Print, please, exactly and only the lines between the line holding "Write the React, TypeScript" and the line holding "0.1, 0.77, 0.69];", inclusive, omitting any pictures.

--- Begin Dataset entries ---

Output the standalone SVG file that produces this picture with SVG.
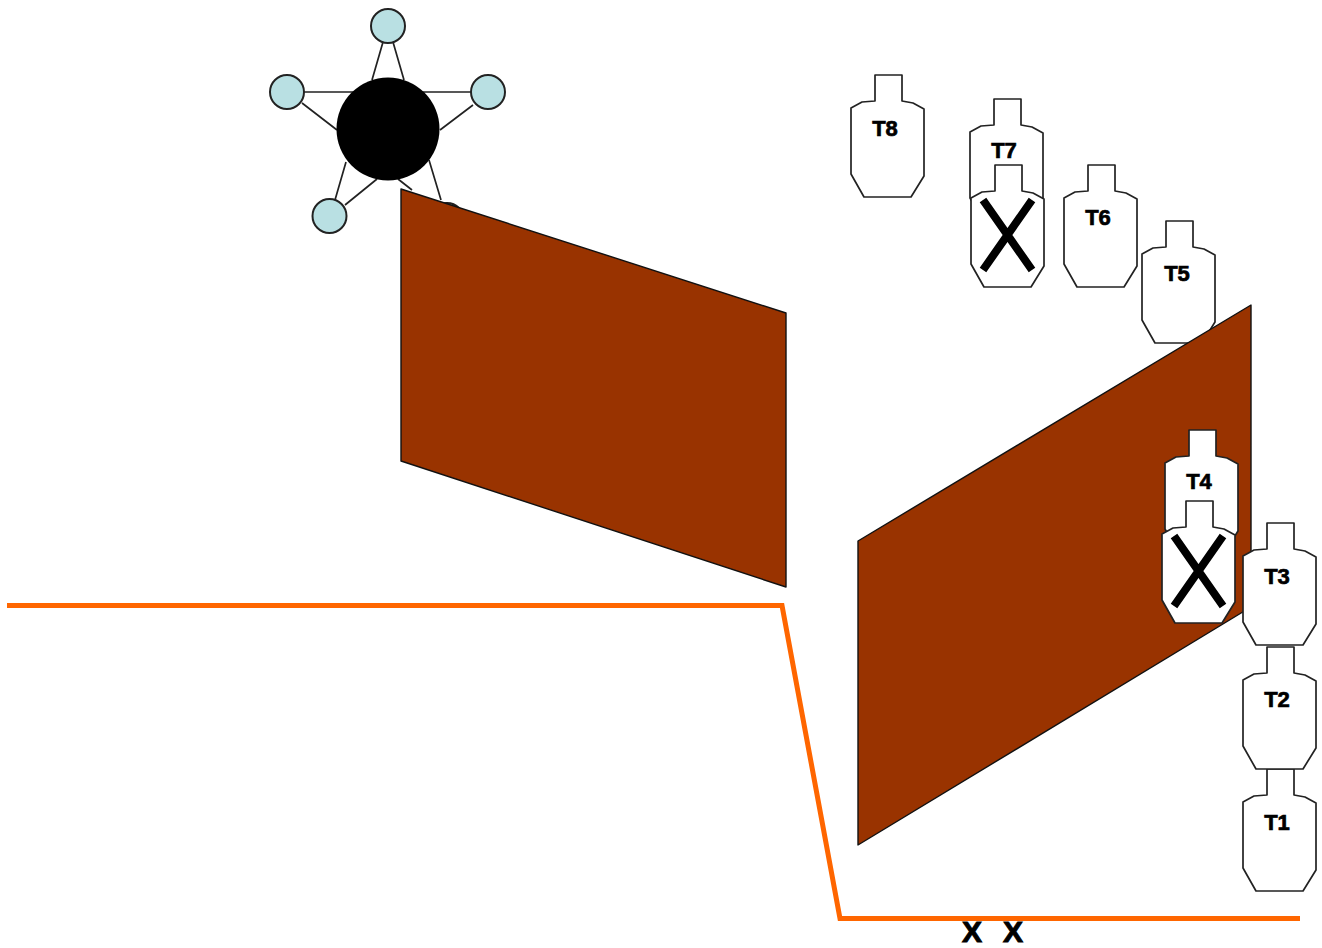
<svg xmlns="http://www.w3.org/2000/svg" xmlns:xlink="http://www.w3.org/1999/xlink" width="1322" height="948" viewBox="0 0 1322 948">
<style>
.bg{fill:#fff}
.t{fill:#fff;stroke:#222;stroke-width:1.7;stroke-linejoin:round}
.x{stroke:#000;stroke-width:8;fill:none}
.lbl{font-family:"Liberation Sans",Arial,sans-serif;font-weight:bold;font-size:22px;fill:#000;text-anchor:middle;stroke:#000;stroke-width:.7}
.wall{fill:#993300;stroke:#111;stroke-width:1.4;stroke-linejoin:round}
.sat{fill:#b9e0e3;stroke:#222;stroke-width:2}
.link{stroke:#222;stroke-width:1.7;fill:none}
.orange{fill:none;stroke:#ff6600;stroke-width:5;stroke-linejoin:miter}
.big{font-family:"Liberation Sans",Arial,sans-serif;font-weight:bold;font-size:30px;fill:#000;text-anchor:middle;stroke:#000;stroke-width:1}
</style>
<defs>
<path id="target" class="t" d="M0 0H27V26L38 28 49 34V101L36 122H-11L-24 99V33L-13 27 0 26Z"/>
<g id="hit">
<use xlink:href="#target" href="#target"/>
<path class="x" d="M-12 35L37 105M37 35L-12 105"/>
</g>
</defs>
<rect class="bg" width="1322" height="948"/>
<g id="connectors">
<path class="link" d="M383 42L372 80M393 42L404 80M304 92H360M416 92H471M302 103L337 130M473 105L440 130M346 162L335 200M345 205L377 179M429 160L441 200M398 179L412 190"/>
</g>
<g id="sat-top"><circle class="sat" cx="388" cy="26" r="17"/></g>
<g id="sat-left"><circle class="sat" cx="287" cy="92" r="17"/></g>
<g id="sat-right"><circle class="sat" cx="488" cy="92" r="17"/></g>
<g id="sat-bl"><circle class="sat" cx="329.500" cy="216" r="17"/></g>
<g id="sat-br"><circle class="sat" cx="447" cy="220" r="17"/></g>
<g id="hub"><circle cx="388" cy="129" r="51.500" fill="#000"/></g>
<g id="wall-1"><polygon class="wall" points="401,189 786,313 786,587 401,461"/></g>
<g id="T8"><use xlink:href="#target" href="#target" x="875" y="75"/><text class="lbl" x="885" y="136">T8</text></g>
<g id="T7"><use xlink:href="#target" href="#target" x="994" y="99"/><text class="lbl" x="1004" y="158">T7</text></g>
<g id="T7-hit"><use xlink:href="#hit" href="#hit" x="995" y="165"/></g>
<g id="T6"><use xlink:href="#target" href="#target" x="1088" y="165"/><text class="lbl" x="1098" y="225">T6</text></g>
<g id="T5"><use xlink:href="#target" href="#target" x="1166" y="221"/><text class="lbl" x="1177" y="281">T5</text></g>
<g id="wall-2"><polygon class="wall" points="858,541 1251,305 1251,607 858,845"/></g>
<g id="T4"><use xlink:href="#target" href="#target" x="1189" y="430"/><text class="lbl" x="1199" y="489">T4</text></g>
<g id="T4-hit"><use xlink:href="#hit" href="#hit" x="1186" y="501"/></g>
<g id="T1"><use xlink:href="#target" href="#target" x="1267" y="769"/><text class="lbl" x="1277" y="830">T1</text></g>
<g id="T2"><use xlink:href="#target" href="#target" x="1267" y="647"/><text class="lbl" x="1277" y="707">T2</text></g>
<g id="T3"><use xlink:href="#target" href="#target" x="1267" y="523"/><text class="lbl" x="1277" y="584">T3</text></g>
<g id="marks"><text class="big" x="972" y="941.500">X</text><text class="big" x="1013" y="941.500">X</text></g>
<g id="line"><path class="orange" d="M7 605.500H782L840 918.500H1300"/></g>
</svg>
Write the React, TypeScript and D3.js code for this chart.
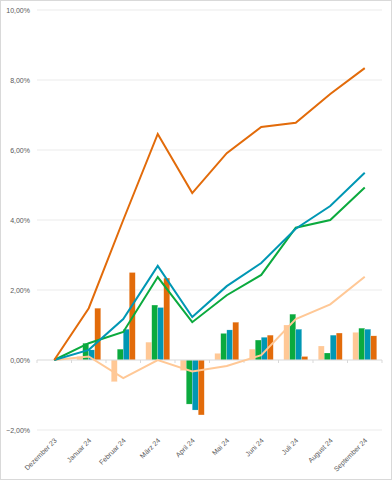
import React, { useEffect, useRef } from 'react';
import * as d3 from 'd3';

// Monate (Kategorien)
const months = [
  'Dezember 23', 'Januar 24', 'Februar 24', 'März 24', 'April 24',
  'Mai 24', 'Juni 24', 'Juli 24', 'August 24', 'September 24',
];

// Monatliche Veränderung (Balken), in %
const barPeach = [0, 0.1, -0.62, 0.51, -0.3, 0.19, 0.31, 1.0, 0.4, 0.79];
const barGreen = [0, 0.48, 0.31, 1.57, -1.26, 0.76, 0.57, 1.31, 0.2, 0.91];
const barTeal = [0, 0.29, 0.88, 1.5, -1.43, 0.86, 0.65, 0.88, 0.71, 0.88];
const barOrange = [0, 1.48, 2.5, 2.34, -1.57, 1.08, 0.71, 0.1, 0.77, 0.69];

// Kumulierte Entwicklung (Linien), in %
const linePeach = [0, 0.1, -0.52, 0.0, -0.33, -0.17, 0.14, 1.17, 1.59, 2.38];
const lineGreen = [0, 0.48, 0.8, 2.37, 1.08, 1.85, 2.43, 3.78, 4.0, 4.93];
const lineTeal = [0, 0.29, 1.17, 2.69, 1.23, 2.11, 2.77, 3.75, 4.4, 5.35];
const lineOrange = [0, 1.48, 4.0, 6.46, 4.77, 5.91, 6.66, 6.78, 7.6, 8.34];

const yTicks = [-2, 0, 2, 4, 6, 8, 10];

const colors = ['#FFC896', '#0BAA3E', '#0097B4', '#E26B0A'];

const App: React.FC = () => {
  const svgRef = useRef<SVGSVGElement | null>(null);

  useEffect(() => {
    if (!svgRef.current) return;
    const svg = d3.select(svgRef.current);
    svg.selectAll('*').remove();

    const width = 392;
    const height = 480;
    const font = '"Liberation Sans", Arial, sans-serif';

    // Rahmen
    svg
      .append('rect')
      .attr('x', 0.5)
      .attr('y', 0.5)
      .attr('width', width - 1)
      .attr('height', height - 1)
      .attr('fill', '#fff')
      .attr('stroke', '#d9d9d9');

    const x = d3.scaleBand().domain(months).range([37, 382]);
    const y = d3.scaleLinear().domain([-2, 10]).range([430, 10]);

    // Gitterlinien
    svg
      .append('g')
      .selectAll('line')
      .data(yTicks.filter((t) => t !== 0))
      .enter()
      .append('line')
      .attr('x1', 37)
      .attr('x2', 382)
      .attr('y1', (d) => y(d))
      .attr('y2', (d) => y(d))
      .attr('stroke', '#ebebeb')
      .attr('stroke-width', 1.2);

    // Y-Achse
    svg
      .append('g')
      .selectAll('text')
      .data(yTicks)
      .enter()
      .append('text')
      .attr('x', 30)
      .attr('y', (d) => y(d) + 2.5)
      .attr('text-anchor', 'end')
      .attr('font-family', font)
      .attr('font-size', '7px')
      .attr('fill', '#595959')
      .text((d) => d3.format('.2f')(d).replace('.', ',') + '%');

    // Balken
    const barSeries = [barPeach, barGreen, barTeal, barOrange];
    const inner = d3
      .scaleBand<number>()
      .domain([0, 1, 2, 3])
      .range([0, 24]);
    const offset = (x.bandwidth() - 24) / 2;

    barSeries.forEach((vals, si) => {
      svg
        .append('g')
        .selectAll('rect')
        .data(vals.map((v, i) => ({ m: months[i], v })))
        .enter()
        .append('rect')
        .attr('x', (d) => x(d.m)! + offset + inner(si)!)
        .attr('y', (d) => y(Math.max(0, d.v)))
        .attr('width', inner.bandwidth())
        .attr('height', (d) => Math.abs(y(d.v) - y(0)))
        .attr('fill', colors[si])
        .attr('stroke', '#ffffff')
        .attr('stroke-opacity', 0.5)
        .attr('stroke-width', 0.4);
    });

    // Nulllinie mit Teilstrichen
    const axis = svg.append('g');
    axis
      .append('line')
      .attr('x1', 37)
      .attr('x2', 382)
      .attr('y1', y(0))
      .attr('y2', y(0))
      .attr('stroke', '#d9d9d9')
      .attr('stroke-width', 1);
    axis
      .selectAll('line.tick')
      .data(months.concat(['end']))
      .enter()
      .append('line')
      .attr('class', 'tick')
      .attr('x1', (d, i) => 37 + i * x.step())
      .attr('x2', (d, i) => 37 + i * x.step())
      .attr('y1', y(0))
      .attr('y2', y(0) + 3)
      .attr('stroke', '#d9d9d9');

    // Linien
    const lineSeries = [linePeach, lineGreen, lineTeal, lineOrange];
    const line = d3
      .line<number>()
      .x((d, i) => x(months[i])! + x.bandwidth() / 2)
      .y((d) => y(d));
    lineSeries.forEach((vals, si) => {
      svg
        .append('path')
        .attr('d', line(vals)!)
        .attr('fill', 'none')
        .attr('stroke', colors[si])
        .attr('stroke-width', 2)
        .attr('stroke-linejoin', 'miter');
    });

    // X-Achsenbeschriftung
    svg
      .append('g')
      .selectAll('text')
      .data(months)
      .enter()
      .append('text')
      .attr(
        'transform',
        (d) => `translate(${x(d)! + x.bandwidth() / 2 + 3},441) rotate(-45)`
      )
      .attr('text-anchor', 'end')
      .attr('font-family', font)
      .attr('font-size', '7px')
      .attr('fill', '#595959')
      .text((d) => d);
  }, []);

  return (
    <svg
      ref={svgRef}
      width={392}
      height={480}
      style={{ position: 'absolute', left: 0, top: 0 }}
    />
  );
};

export default App;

--- End Dataset entries ---

Exercise response:
Write the React, TypeScript and D3.js code for this chart.
import React, { useEffect, useRef } from 'react';
import * as d3 from 'd3';

// Monate (Kategorien)
const months = [
  'Dezember 23', 'Januar 24', 'Februar 24', 'März 24', 'April 24',
  'Mai 24', 'Juni 24', 'Juli 24', 'August 24', 'September 24',
];

// Monatliche Veränderung (Balken), in %
const barPeach = [0, 0.1, -0.62, 0.51, -0.3, 0.19, 0.31, 1.0, 0.4, 0.79];
const barGreen = [0, 0.48, 0.31, 1.57, -1.26, 0.76, 0.57, 1.31, 0.2, 0.91];
const barTeal = [0, 0.29, 0.88, 1.5, -1.43, 0.86, 0.65, 0.88, 0.71, 0.88];
const barOrange = [0, 1.48, 2.5, 2.34, -1.57, 1.08, 0.71, 0.1, 0.77, 0.69];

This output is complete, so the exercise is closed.